--- Start of Material ---

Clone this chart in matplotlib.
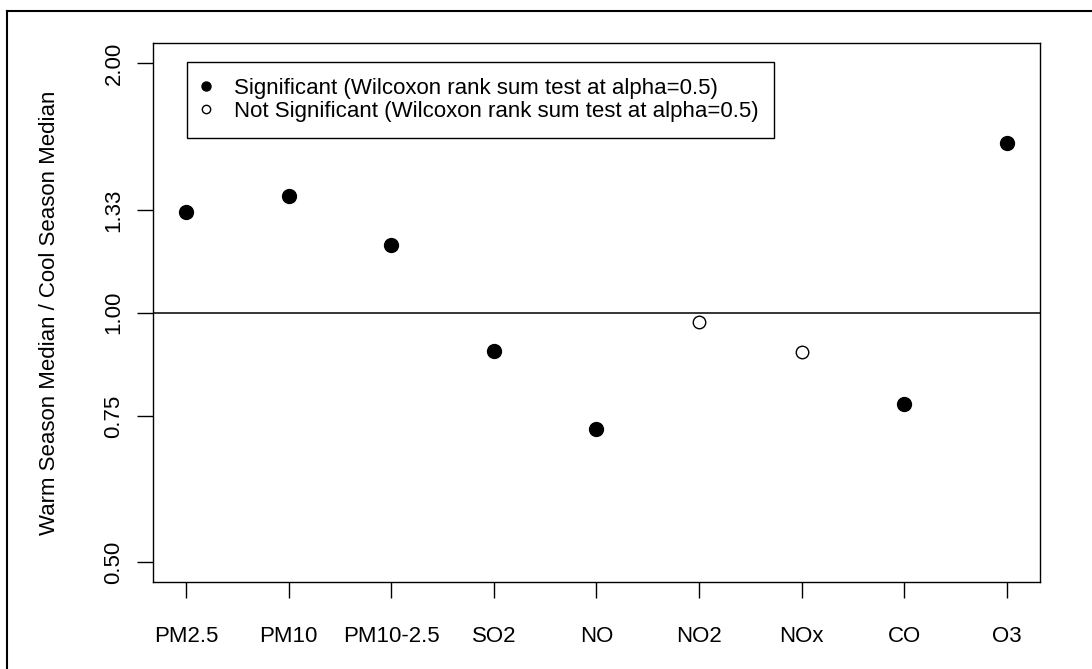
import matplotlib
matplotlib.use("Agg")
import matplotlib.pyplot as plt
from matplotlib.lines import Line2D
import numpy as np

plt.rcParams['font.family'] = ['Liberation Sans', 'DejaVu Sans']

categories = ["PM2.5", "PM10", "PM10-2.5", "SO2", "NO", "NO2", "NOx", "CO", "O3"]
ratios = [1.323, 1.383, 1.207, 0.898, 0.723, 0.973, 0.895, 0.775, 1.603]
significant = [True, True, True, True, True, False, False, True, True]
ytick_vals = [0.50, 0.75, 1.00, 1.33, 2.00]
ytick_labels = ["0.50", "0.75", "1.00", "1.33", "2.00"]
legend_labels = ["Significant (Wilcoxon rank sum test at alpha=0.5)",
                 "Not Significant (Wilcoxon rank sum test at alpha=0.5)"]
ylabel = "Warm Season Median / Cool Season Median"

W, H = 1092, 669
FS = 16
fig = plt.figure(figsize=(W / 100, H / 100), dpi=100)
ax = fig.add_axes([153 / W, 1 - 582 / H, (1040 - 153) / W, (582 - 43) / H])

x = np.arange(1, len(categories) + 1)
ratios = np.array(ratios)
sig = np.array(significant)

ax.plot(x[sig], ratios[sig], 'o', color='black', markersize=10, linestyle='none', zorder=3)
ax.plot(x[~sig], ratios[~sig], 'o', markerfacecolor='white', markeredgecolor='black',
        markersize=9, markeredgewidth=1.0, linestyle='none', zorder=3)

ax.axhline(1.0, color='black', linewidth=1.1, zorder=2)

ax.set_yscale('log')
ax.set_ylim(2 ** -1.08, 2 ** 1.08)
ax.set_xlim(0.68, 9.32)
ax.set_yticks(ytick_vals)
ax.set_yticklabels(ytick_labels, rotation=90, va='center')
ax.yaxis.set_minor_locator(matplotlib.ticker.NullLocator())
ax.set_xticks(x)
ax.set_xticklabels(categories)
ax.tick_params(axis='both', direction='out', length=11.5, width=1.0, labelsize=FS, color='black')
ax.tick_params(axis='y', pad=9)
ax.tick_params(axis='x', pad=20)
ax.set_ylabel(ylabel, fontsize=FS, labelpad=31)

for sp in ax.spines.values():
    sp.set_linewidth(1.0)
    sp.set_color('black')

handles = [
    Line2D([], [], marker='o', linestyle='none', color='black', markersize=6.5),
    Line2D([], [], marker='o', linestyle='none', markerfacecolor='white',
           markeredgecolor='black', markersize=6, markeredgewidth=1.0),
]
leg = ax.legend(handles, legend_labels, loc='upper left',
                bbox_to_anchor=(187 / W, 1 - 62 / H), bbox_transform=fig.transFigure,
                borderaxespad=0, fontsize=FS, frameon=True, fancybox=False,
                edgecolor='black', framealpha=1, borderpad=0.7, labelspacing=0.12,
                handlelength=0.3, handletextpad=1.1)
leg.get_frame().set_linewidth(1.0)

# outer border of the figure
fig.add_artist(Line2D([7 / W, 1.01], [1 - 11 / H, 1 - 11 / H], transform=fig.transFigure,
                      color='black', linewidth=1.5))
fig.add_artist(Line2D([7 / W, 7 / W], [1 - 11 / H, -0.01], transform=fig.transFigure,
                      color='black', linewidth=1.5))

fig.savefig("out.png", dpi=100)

--- End of Material ---

▶ Exercise directions
Transcribe exactly, with no pictures, the lines running from the first line of the material through the line holding "plt.rcParams['font.family'] = ['Liberation".

▶ Answer below
Clone this chart in matplotlib.
import matplotlib
matplotlib.use("Agg")
import matplotlib.pyplot as plt
from matplotlib.lines import Line2D
import numpy as np

plt.rcParams['font.family'] = ['Liberation Sans', 'DejaVu Sans']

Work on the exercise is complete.